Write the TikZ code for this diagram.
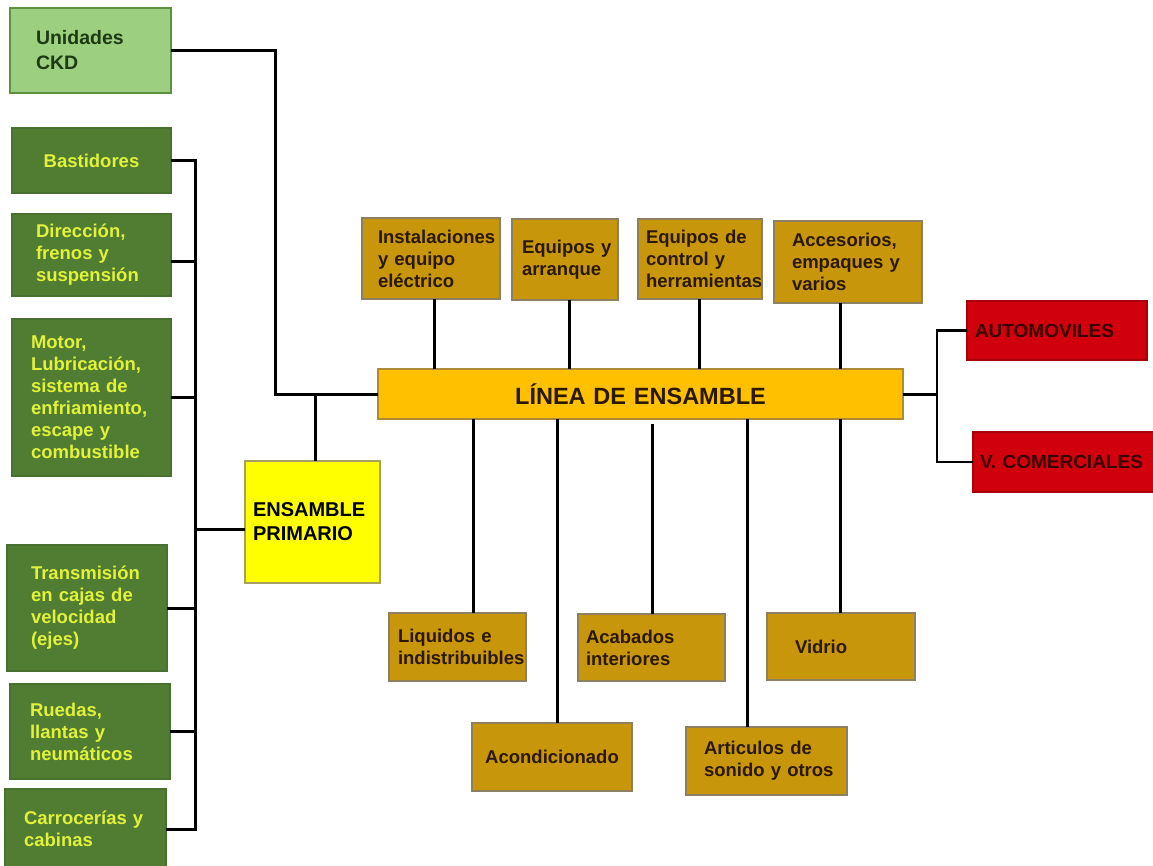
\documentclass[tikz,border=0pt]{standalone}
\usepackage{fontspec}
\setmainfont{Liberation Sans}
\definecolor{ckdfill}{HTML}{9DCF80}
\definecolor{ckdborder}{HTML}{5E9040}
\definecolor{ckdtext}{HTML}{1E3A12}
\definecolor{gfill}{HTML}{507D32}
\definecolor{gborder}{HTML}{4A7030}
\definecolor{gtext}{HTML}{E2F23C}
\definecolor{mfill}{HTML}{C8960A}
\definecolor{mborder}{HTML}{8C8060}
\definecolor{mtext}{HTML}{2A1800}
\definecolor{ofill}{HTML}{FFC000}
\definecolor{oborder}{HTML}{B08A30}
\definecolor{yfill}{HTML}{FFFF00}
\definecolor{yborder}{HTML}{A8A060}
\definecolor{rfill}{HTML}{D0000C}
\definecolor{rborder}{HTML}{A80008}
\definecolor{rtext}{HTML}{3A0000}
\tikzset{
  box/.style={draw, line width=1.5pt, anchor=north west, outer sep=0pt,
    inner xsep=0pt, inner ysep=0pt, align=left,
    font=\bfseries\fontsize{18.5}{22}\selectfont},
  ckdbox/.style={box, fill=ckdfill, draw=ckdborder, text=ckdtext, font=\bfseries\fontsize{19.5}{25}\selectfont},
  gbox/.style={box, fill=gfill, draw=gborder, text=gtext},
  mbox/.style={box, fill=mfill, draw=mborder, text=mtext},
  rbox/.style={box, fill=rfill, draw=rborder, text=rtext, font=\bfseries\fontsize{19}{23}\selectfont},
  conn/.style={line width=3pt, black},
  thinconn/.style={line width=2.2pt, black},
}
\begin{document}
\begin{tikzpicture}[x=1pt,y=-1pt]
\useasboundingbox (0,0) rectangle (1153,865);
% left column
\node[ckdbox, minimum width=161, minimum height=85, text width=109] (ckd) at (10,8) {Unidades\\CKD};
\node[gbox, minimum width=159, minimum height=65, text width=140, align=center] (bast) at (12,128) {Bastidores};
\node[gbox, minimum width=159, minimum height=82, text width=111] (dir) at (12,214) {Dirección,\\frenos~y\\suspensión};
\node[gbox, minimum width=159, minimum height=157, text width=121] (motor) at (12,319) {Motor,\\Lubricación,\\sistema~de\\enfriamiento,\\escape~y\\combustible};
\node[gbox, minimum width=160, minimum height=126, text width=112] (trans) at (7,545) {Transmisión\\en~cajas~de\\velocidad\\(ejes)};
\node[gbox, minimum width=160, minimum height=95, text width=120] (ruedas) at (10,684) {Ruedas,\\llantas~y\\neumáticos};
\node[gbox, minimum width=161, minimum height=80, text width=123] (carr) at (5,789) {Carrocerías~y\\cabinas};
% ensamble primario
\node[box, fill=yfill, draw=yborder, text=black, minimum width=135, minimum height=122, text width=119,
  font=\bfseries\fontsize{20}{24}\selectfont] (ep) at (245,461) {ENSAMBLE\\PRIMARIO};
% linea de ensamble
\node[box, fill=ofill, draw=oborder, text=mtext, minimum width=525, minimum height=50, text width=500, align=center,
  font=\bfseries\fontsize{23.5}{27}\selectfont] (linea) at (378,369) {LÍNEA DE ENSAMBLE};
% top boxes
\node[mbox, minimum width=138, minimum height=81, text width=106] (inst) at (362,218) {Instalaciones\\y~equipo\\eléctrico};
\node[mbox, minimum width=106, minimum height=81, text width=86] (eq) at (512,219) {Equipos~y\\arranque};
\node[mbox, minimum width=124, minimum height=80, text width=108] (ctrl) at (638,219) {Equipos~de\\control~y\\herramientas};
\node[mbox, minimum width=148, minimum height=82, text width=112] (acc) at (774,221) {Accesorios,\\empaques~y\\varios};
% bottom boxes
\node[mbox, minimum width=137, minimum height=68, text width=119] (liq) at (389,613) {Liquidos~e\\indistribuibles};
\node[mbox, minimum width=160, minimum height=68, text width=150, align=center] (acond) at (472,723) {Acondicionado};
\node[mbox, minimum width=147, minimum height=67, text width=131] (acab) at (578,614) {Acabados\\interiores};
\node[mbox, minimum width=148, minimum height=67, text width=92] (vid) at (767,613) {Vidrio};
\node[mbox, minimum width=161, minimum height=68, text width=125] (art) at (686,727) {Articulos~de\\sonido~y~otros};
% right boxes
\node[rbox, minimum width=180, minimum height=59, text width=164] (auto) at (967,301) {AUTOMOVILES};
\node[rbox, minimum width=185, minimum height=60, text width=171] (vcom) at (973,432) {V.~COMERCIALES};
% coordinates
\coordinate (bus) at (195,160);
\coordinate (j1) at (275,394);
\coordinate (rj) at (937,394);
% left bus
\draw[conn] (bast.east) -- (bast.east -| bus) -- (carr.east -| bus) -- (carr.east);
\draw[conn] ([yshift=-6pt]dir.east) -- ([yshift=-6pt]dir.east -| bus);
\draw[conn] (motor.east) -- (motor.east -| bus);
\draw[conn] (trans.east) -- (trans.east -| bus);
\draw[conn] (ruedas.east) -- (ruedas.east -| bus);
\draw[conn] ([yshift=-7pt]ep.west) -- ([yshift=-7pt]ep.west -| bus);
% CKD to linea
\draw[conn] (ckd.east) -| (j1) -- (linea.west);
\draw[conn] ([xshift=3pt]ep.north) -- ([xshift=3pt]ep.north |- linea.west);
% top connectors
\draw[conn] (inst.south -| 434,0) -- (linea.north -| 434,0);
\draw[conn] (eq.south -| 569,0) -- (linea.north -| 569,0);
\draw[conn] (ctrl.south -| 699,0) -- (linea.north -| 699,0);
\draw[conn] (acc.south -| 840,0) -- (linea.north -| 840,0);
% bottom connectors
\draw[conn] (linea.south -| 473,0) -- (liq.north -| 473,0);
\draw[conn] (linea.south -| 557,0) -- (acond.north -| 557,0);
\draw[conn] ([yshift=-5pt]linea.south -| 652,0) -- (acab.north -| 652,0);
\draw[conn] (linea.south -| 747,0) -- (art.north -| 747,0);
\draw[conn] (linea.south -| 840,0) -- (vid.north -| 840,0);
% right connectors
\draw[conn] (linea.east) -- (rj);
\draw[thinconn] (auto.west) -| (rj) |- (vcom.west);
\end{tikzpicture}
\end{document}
·····
The request:
Reproduce the full listing above verbatim, with no pictures included.

Expected answer:
Write the TikZ code for this diagram.
\documentclass[tikz,border=0pt]{standalone}
\usepackage{fontspec}
\setmainfont{Liberation Sans}
\definecolor{ckdfill}{HTML}{9DCF80}
\definecolor{ckdborder}{HTML}{5E9040}
\definecolor{ckdtext}{HTML}{1E3A12}
\definecolor{gfill}{HTML}{507D32}
\definecolor{gborder}{HTML}{4A7030}
\definecolor{gtext}{HTML}{E2F23C}
\definecolor{mfill}{HTML}{C8960A}
\definecolor{mborder}{HTML}{8C8060}
\definecolor{mtext}{HTML}{2A1800}
\definecolor{ofill}{HTML}{FFC000}
\definecolor{oborder}{HTML}{B08A30}
\definecolor{yfill}{HTML}{FFFF00}
\definecolor{yborder}{HTML}{A8A060}
\definecolor{rfill}{HTML}{D0000C}
\definecolor{rborder}{HTML}{A80008}
\definecolor{rtext}{HTML}{3A0000}
\tikzset{
  box/.style={draw, line width=1.5pt, anchor=north west, outer sep=0pt,
    inner xsep=0pt, inner ysep=0pt, align=left,
    font=\bfseries\fontsize{18.5}{22}\selectfont},
  ckdbox/.style={box, fill=ckdfill, draw=ckdborder, text=ckdtext, font=\bfseries\fontsize{19.5}{25}\selectfont},
  gbox/.style={box, fill=gfill, draw=gborder, text=gtext},
  mbox/.style={box, fill=mfill, draw=mborder, text=mtext},
  rbox/.style={box, fill=rfill, draw=rborder, text=rtext, font=\bfseries\fontsize{19}{23}\selectfont},
  conn/.style={line width=3pt, black},
  thinconn/.style={line width=2.2pt, black},
}
\begin{document}
\begin{tikzpicture}[x=1pt,y=-1pt]
\useasboundingbox (0,0) rectangle (1153,865);
% left column
\node[ckdbox, minimum width=161, minimum height=85, text width=109] (ckd) at (10,8) {Unidades\\CKD};
\node[gbox, minimum width=159, minimum height=65, text width=140, align=center] (bast) at (12,128) {Bastidores};
\node[gbox, minimum width=159, minimum height=82, text width=111] (dir) at (12,214) {Dirección,\\frenos~y\\suspensión};
\node[gbox, minimum width=159, minimum height=157, text width=121] (motor) at (12,319) {Motor,\\Lubricación,\\sistema~de\\enfriamiento,\\escape~y\\combustible};
\node[gbox, minimum width=160, minimum height=126, text width=112] (trans) at (7,545) {Transmisión\\en~cajas~de\\velocidad\\(ejes)};
\node[gbox, minimum width=160, minimum height=95, text width=120] (ruedas) at (10,684) {Ruedas,\\llantas~y\\neumáticos};
\node[gbox, minimum width=161, minimum height=80, text width=123] (carr) at (5,789) {Carrocerías~y\\cabinas};
% ensamble primario
\node[box, fill=yfill, draw=yborder, text=black, minimum width=135, minimum height=122, text width=119,
  font=\bfseries\fontsize{20}{24}\selectfont] (ep) at (245,461) {ENSAMBLE\\PRIMARIO};
% linea de ensamble
\node[box, fill=ofill, draw=oborder, text=mtext, minimum width=525, minimum height=50, text width=500, align=center,
  font=\bfseries\fontsize{23.5}{27}\selectfont] (linea) at (378,369) {LÍNEA DE ENSAMBLE};
% top boxes
\node[mbox, minimum width=138, minimum height=81, text width=106] (inst) at (362,218) {Instalaciones\\y~equipo\\eléctrico};
\node[mbox, minimum width=106, minimum height=81, text width=86] (eq) at (512,219) {Equipos~y\\arranque};
\node[mbox, minimum width=124, minimum height=80, text width=108] (ctrl) at (638,219) {Equipos~de\\control~y\\herramientas};
\node[mbox, minimum width=148, minimum height=82, text width=112] (acc) at (774,221) {Accesorios,\\empaques~y\\varios};
% bottom boxes
\node[mbox, minimum width=137, minimum height=68, text width=119] (liq) at (389,613) {Liquidos~e\\indistribuibles};
\node[mbox, minimum width=160, minimum height=68, text width=150, align=center] (acond) at (472,723) {Acondicionado};
\node[mbox, minimum width=147, minimum height=67, text width=131] (acab) at (578,614) {Acabados\\interiores};
\node[mbox, minimum width=148, minimum height=67, text width=92] (vid) at (767,613) {Vidrio};
\node[mbox, minimum width=161, minimum height=68, text width=125] (art) at (686,727) {Articulos~de\\sonido~y~otros};
% right boxes
\node[rbox, minimum width=180, minimum height=59, text width=164] (auto) at (967,301) {AUTOMOVILES};
\node[rbox, minimum width=185, minimum height=60, text width=171] (vcom) at (973,432) {V.~COMERCIALES};
% coordinates
\coordinate (bus) at (195,160);
\coordinate (j1) at (275,394);
\coordinate (rj) at (937,394);
% left bus
\draw[conn] (bast.east) -- (bast.east -| bus) -- (carr.east -| bus) -- (carr.east);
\draw[conn] ([yshift=-6pt]dir.east) -- ([yshift=-6pt]dir.east -| bus);
\draw[conn] (motor.east) -- (motor.east -| bus);
\draw[conn] (trans.east) -- (trans.east -| bus);
\draw[conn] (ruedas.east) -- (ruedas.east -| bus);
\draw[conn] ([yshift=-7pt]ep.west) -- ([yshift=-7pt]ep.west -| bus);
% CKD to linea
\draw[conn] (ckd.east) -| (j1) -- (linea.west);
\draw[conn] ([xshift=3pt]ep.north) -- ([xshift=3pt]ep.north |- linea.west);
% top connectors
\draw[conn] (inst.south -| 434,0) -- (linea.north -| 434,0);
\draw[conn] (eq.south -| 569,0) -- (linea.north -| 569,0);
\draw[conn] (ctrl.south -| 699,0) -- (linea.north -| 699,0);
\draw[conn] (acc.south -| 840,0) -- (linea.north -| 840,0);
% bottom connectors
\draw[conn] (linea.south -| 473,0) -- (liq.north -| 473,0);
\draw[conn] (linea.south -| 557,0) -- (acond.north -| 557,0);
\draw[conn] ([yshift=-5pt]linea.south -| 652,0) -- (acab.north -| 652,0);
\draw[conn] (linea.south -| 747,0) -- (art.north -| 747,0);
\draw[conn] (linea.south -| 840,0) -- (vid.north -| 840,0);
% right connectors
\draw[conn] (linea.east) -- (rj);
\draw[thinconn] (auto.west) -| (rj) |- (vcom.west);
\end{tikzpicture}
\end{document}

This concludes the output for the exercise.